◆ Exercise goal: Without including any pictures, write out the listing below exactly.
** begin Data for the task **
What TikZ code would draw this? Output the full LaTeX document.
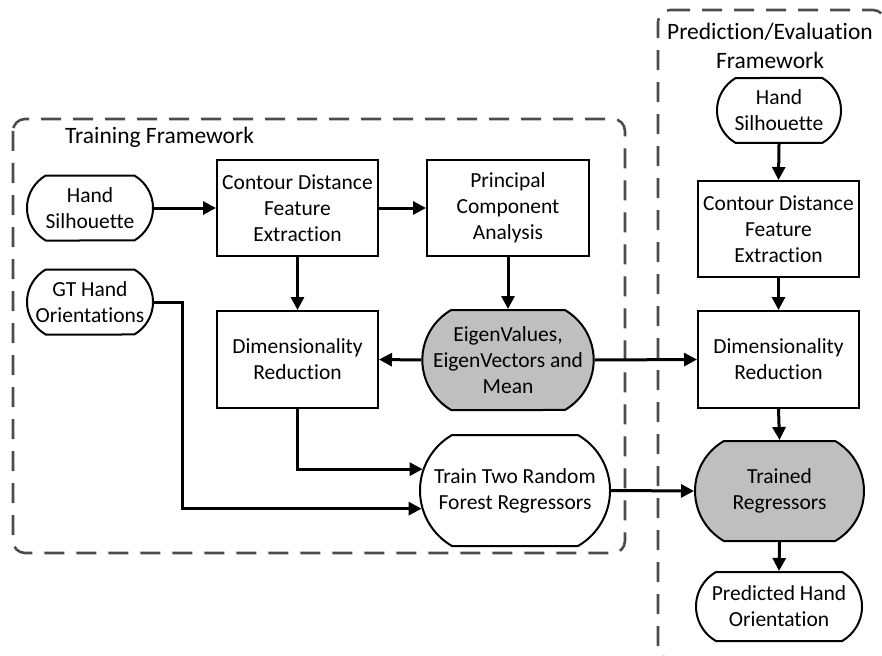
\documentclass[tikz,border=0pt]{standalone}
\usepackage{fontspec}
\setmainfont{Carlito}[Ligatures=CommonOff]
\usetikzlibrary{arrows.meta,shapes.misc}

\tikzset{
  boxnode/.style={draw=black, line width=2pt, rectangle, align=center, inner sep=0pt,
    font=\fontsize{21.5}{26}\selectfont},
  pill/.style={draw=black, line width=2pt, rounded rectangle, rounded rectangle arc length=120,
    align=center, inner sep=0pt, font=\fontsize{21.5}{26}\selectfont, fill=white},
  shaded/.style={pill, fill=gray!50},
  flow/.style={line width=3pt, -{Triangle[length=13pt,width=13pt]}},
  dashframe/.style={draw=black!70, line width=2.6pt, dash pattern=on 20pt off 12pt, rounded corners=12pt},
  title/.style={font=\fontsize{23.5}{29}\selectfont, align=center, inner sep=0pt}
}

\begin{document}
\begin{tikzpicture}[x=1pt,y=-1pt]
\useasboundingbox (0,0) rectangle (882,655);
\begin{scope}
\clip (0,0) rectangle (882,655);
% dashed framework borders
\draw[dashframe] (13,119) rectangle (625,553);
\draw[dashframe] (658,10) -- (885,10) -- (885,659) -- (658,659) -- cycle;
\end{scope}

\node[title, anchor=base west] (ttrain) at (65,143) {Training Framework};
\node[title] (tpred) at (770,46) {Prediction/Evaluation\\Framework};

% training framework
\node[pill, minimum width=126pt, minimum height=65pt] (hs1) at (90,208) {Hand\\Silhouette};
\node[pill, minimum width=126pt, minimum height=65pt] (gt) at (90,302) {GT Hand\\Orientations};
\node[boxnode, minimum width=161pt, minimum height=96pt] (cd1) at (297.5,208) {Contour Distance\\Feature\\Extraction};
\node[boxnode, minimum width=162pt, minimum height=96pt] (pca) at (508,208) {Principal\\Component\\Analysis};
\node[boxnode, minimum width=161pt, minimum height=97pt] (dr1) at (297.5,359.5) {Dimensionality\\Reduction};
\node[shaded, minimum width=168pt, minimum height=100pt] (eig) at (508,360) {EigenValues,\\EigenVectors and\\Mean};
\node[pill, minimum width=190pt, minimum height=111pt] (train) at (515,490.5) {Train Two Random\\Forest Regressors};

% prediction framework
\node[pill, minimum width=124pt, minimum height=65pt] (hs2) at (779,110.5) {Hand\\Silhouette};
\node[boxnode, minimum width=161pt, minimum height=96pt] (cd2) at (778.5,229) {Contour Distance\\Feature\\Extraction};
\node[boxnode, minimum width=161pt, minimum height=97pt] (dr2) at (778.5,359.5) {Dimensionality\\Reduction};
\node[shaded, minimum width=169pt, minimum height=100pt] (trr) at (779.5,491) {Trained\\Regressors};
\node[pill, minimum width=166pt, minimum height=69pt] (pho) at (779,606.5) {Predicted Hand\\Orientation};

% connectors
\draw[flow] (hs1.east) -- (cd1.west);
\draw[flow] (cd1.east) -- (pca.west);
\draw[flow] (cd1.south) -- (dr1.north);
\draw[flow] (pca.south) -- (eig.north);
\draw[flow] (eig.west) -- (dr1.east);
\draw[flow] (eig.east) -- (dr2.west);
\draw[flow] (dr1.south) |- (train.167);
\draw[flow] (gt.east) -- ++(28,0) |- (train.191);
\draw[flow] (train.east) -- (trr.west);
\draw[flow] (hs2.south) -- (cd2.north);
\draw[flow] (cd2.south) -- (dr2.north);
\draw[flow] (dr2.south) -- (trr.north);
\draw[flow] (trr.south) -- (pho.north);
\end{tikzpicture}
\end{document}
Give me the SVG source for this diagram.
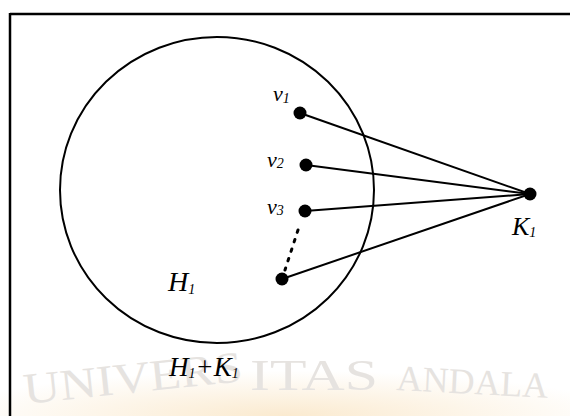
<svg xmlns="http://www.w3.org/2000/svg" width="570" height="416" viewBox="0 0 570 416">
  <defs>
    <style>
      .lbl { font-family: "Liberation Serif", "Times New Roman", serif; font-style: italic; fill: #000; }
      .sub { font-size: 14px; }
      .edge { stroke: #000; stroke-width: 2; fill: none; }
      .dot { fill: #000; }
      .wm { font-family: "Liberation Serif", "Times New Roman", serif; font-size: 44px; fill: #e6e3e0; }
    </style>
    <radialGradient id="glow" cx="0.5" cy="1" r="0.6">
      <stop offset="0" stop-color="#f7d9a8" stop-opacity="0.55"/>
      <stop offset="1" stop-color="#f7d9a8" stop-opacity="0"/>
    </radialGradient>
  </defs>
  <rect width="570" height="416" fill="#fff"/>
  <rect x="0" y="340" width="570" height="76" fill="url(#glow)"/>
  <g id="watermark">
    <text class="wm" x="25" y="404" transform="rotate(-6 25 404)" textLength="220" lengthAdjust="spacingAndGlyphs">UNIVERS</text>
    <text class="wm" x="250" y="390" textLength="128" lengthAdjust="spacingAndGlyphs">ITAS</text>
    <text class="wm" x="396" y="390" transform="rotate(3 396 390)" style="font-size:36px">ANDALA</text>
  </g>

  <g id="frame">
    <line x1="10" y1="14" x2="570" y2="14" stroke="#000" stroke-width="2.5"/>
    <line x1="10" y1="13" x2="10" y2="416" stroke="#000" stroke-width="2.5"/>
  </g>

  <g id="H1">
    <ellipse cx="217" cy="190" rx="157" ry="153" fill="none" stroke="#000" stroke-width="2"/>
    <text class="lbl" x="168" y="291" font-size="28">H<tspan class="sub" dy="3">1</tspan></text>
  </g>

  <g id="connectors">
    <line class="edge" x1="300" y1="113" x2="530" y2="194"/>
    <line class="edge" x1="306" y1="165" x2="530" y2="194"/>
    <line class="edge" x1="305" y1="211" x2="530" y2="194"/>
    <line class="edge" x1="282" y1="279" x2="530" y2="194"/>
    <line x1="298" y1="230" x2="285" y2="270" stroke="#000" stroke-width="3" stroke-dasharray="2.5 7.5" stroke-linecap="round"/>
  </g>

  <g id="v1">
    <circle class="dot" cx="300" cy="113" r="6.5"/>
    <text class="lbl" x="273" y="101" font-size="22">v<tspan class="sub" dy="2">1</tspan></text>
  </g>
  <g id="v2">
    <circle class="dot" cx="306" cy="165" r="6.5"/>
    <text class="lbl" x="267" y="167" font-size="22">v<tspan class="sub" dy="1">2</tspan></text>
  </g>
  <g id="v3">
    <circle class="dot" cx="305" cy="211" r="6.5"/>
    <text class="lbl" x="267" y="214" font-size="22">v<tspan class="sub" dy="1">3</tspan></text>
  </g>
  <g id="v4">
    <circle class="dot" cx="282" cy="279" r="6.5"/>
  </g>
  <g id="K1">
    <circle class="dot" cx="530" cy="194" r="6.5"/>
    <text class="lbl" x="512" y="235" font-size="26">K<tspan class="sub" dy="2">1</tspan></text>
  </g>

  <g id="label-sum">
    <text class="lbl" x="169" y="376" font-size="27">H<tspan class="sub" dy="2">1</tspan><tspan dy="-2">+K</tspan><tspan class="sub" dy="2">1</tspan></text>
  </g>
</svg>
** end Data for the task **
◆ Finished task:
What TikZ code would draw this? Output the full LaTeX document.
\documentclass[tikz,border=0pt]{standalone}
\usepackage{fontspec}
\setmainfont{Carlito}[Ligatures=CommonOff]
\usetikzlibrary{arrows.meta,shapes.misc}

\tikzset{
  boxnode/.style={draw=black, line width=2pt, rectangle, align=center, inner sep=0pt,
    font=\fontsize{21.5}{26}\selectfont},
  pill/.style={draw=black, line width=2pt, rounded rectangle, rounded rectangle arc length=120,
    align=center, inner sep=0pt, font=\fontsize{21.5}{26}\selectfont, fill=white},
  shaded/.style={pill, fill=gray!50},
  flow/.style={line width=3pt, -{Triangle[length=13pt,width=13pt]}},
  dashframe/.style={draw=black!70, line width=2.6pt, dash pattern=on 20pt off 12pt, rounded corners=12pt},
  title/.style={font=\fontsize{23.5}{29}\selectfont, align=center, inner sep=0pt}
}

\begin{document}
\begin{tikzpicture}[x=1pt,y=-1pt]
\useasboundingbox (0,0) rectangle (882,655);
\begin{scope}
\clip (0,0) rectangle (882,655);
% dashed framework borders
\draw[dashframe] (13,119) rectangle (625,553);
\draw[dashframe] (658,10) -- (885,10) -- (885,659) -- (658,659) -- cycle;
\end{scope}

\node[title, anchor=base west] (ttrain) at (65,143) {Training Framework};
\node[title] (tpred) at (770,46) {Prediction/Evaluation\\Framework};

% training framework
\node[pill, minimum width=126pt, minimum height=65pt] (hs1) at (90,208) {Hand\\Silhouette};
\node[pill, minimum width=126pt, minimum height=65pt] (gt) at (90,302) {GT Hand\\Orientations};
\node[boxnode, minimum width=161pt, minimum height=96pt] (cd1) at (297.5,208) {Contour Distance\\Feature\\Extraction};
\node[boxnode, minimum width=162pt, minimum height=96pt] (pca) at (508,208) {Principal\\Component\\Analysis};
\node[boxnode, minimum width=161pt, minimum height=97pt] (dr1) at (297.5,359.5) {Dimensionality\\Reduction};
\node[shaded, minimum width=168pt, minimum height=100pt] (eig) at (508,360) {EigenValues,\\EigenVectors and\\Mean};
\node[pill, minimum width=190pt, minimum height=111pt] (train) at (515,490.5) {Train Two Random\\Forest Regressors};

% prediction framework
\node[pill, minimum width=124pt, minimum height=65pt] (hs2) at (779,110.5) {Hand\\Silhouette};
\node[boxnode, minimum width=161pt, minimum height=96pt] (cd2) at (778.5,229) {Contour Distance\\Feature\\Extraction};
\node[boxnode, minimum width=161pt, minimum height=97pt] (dr2) at (778.5,359.5) {Dimensionality\\Reduction};
\node[shaded, minimum width=169pt, minimum height=100pt] (trr) at (779.5,491) {Trained\\Regressors};
\node[pill, minimum width=166pt, minimum height=69pt] (pho) at (779,606.5) {Predicted Hand\\Orientation};

% connectors
\draw[flow] (hs1.east) -- (cd1.west);
\draw[flow] (cd1.east) -- (pca.west);
\draw[flow] (cd1.south) -- (dr1.north);
\draw[flow] (pca.south) -- (eig.north);
\draw[flow] (eig.west) -- (dr1.east);
\draw[flow] (eig.east) -- (dr2.west);
\draw[flow] (dr1.south) |- (train.167);
\draw[flow] (gt.east) -- ++(28,0) |- (train.191);
\draw[flow] (train.east) -- (trr.west);
\draw[flow] (hs2.south) -- (cd2.north);
\draw[flow] (cd2.south) -- (dr2.north);
\draw[flow] (dr2.south) -- (trr.north);
\draw[flow] (trr.south) -- (pho.north);
\end{tikzpicture}
\end{document}
Give me the SVG source for this diagram.
<svg xmlns="http://www.w3.org/2000/svg" width="570" height="416" viewBox="0 0 570 416">
  <defs>
    <style>
      .lbl { font-family: "Liberation Serif", "Times New Roman", serif; font-style: italic; fill: #000; }
      .sub { font-size: 14px; }
      .edge { stroke: #000; stroke-width: 2; fill: none; }
      .dot { fill: #000; }
      .wm { font-family: "Liberation Serif", "Times New Roman", serif; font-size: 44px; fill: #e6e3e0; }
    </style>
    <radialGradient id="glow" cx="0.5" cy="1" r="0.6">
      <stop offset="0" stop-color="#f7d9a8" stop-opacity="0.55"/>
      <stop offset="1" stop-color="#f7d9a8" stop-opacity="0"/>
    </radialGradient>
  </defs>
  <rect width="570" height="416" fill="#fff"/>
  <rect x="0" y="340" width="570" height="76" fill="url(#glow)"/>
  <g id="watermark">
    <text class="wm" x="25" y="404" transform="rotate(-6 25 404)" textLength="220" lengthAdjust="spacingAndGlyphs">UNIVERS</text>
    <text class="wm" x="250" y="390" textLength="128" lengthAdjust="spacingAndGlyphs">ITAS</text>
    <text class="wm" x="396" y="390" transform="rotate(3 396 390)" style="font-size:36px">ANDALA</text>
  </g>

  <g id="frame">
    <line x1="10" y1="14" x2="570" y2="14" stroke="#000" stroke-width="2.5"/>
    <line x1="10" y1="13" x2="10" y2="416" stroke="#000" stroke-width="2.5"/>
  </g>

  <g id="H1">
    <ellipse cx="217" cy="190" rx="157" ry="153" fill="none" stroke="#000" stroke-width="2"/>
    <text class="lbl" x="168" y="291" font-size="28">H<tspan class="sub" dy="3">1</tspan></text>
  </g>

  <g id="connectors">
    <line class="edge" x1="300" y1="113" x2="530" y2="194"/>
    <line class="edge" x1="306" y1="165" x2="530" y2="194"/>
    <line class="edge" x1="305" y1="211" x2="530" y2="194"/>
    <line class="edge" x1="282" y1="279" x2="530" y2="194"/>
    <line x1="298" y1="230" x2="285" y2="270" stroke="#000" stroke-width="3" stroke-dasharray="2.5 7.5" stroke-linecap="round"/>
  </g>

  <g id="v1">
    <circle class="dot" cx="300" cy="113" r="6.5"/>
    <text class="lbl" x="273" y="101" font-size="22">v<tspan class="sub" dy="2">1</tspan></text>
  </g>
  <g id="v2">
    <circle class="dot" cx="306" cy="165" r="6.5"/>
    <text class="lbl" x="267" y="167" font-size="22">v<tspan class="sub" dy="1">2</tspan></text>
  </g>
  <g id="v3">
    <circle class="dot" cx="305" cy="211" r="6.5"/>
    <text class="lbl" x="267" y="214" font-size="22">v<tspan class="sub" dy="1">3</tspan></text>
  </g>
  <g id="v4">
    <circle class="dot" cx="282" cy="279" r="6.5"/>
  </g>
  <g id="K1">
    <circle class="dot" cx="530" cy="194" r="6.5"/>
    <text class="lbl" x="512" y="235" font-size="26">K<tspan class="sub" dy="2">1</tspan></text>
  </g>

  <g id="label-sum">
    <text class="lbl" x="169" y="376" font-size="27">H<tspan class="sub" dy="2">1</tspan><tspan dy="-2">+K</tspan><tspan class="sub" dy="2">1</tspan></text>
  </g>
</svg>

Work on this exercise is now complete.